Tecnicamente sono solo tre righe, politicamente è un’enormità. La norma è criptica, «i termini di prescrizione sono aumentati della metà per i reati di corruzione e di corruzione in atti giudiziari». Significa che, per quei delitti, la prescrizione verrà misurata nel massimo della pena più la metà, e non solo un quarto come avviene adesso. Renzi richiama all’ordine Alfano, ma gli alfaniani come Costa battono i pugni e parlano già come se avessero ottenuto l’assicurazione che invece le tre righe saranno cassate e che la corruzione sarà trattata al pari degli altri reati. Nessun aumento. Già lanciano il ricatto «se la legge non cambia noi non la votiamo».

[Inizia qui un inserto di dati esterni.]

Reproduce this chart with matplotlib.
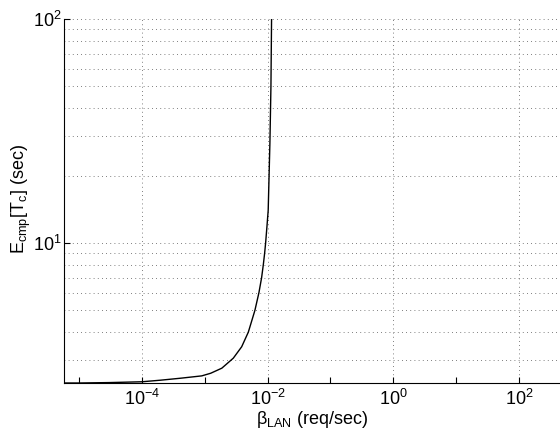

Succede lo stesso sull’anti-corruzione e sul nodo del falso in bilancio, protagonista in questo caso Federica Guidi. La titolare dello Sviluppo economico ha detto con chiarezza ad Orlando che lei il testo così com’è non lo sottoscrive, perché non solo penalizza le piccole imprese ma, come dice Confindustria, contiene indicazioni generiche che danno troppo potere ai giudici. Un falso in bilancio che la sinistra del Pd già giudica non votabile, dovrebbe essere ulteriormente ammorbidito. Per questo Orlando e la stessa Boschi hanno potuto soltanto prendere tempo. Se ne riparla martedì durante il consiglio dei ministri. Ultima tappa oltre la quale, senza un accordo, si rischia soltanto una prossima débacle parlamentare sul anticorruzione e prescrizione.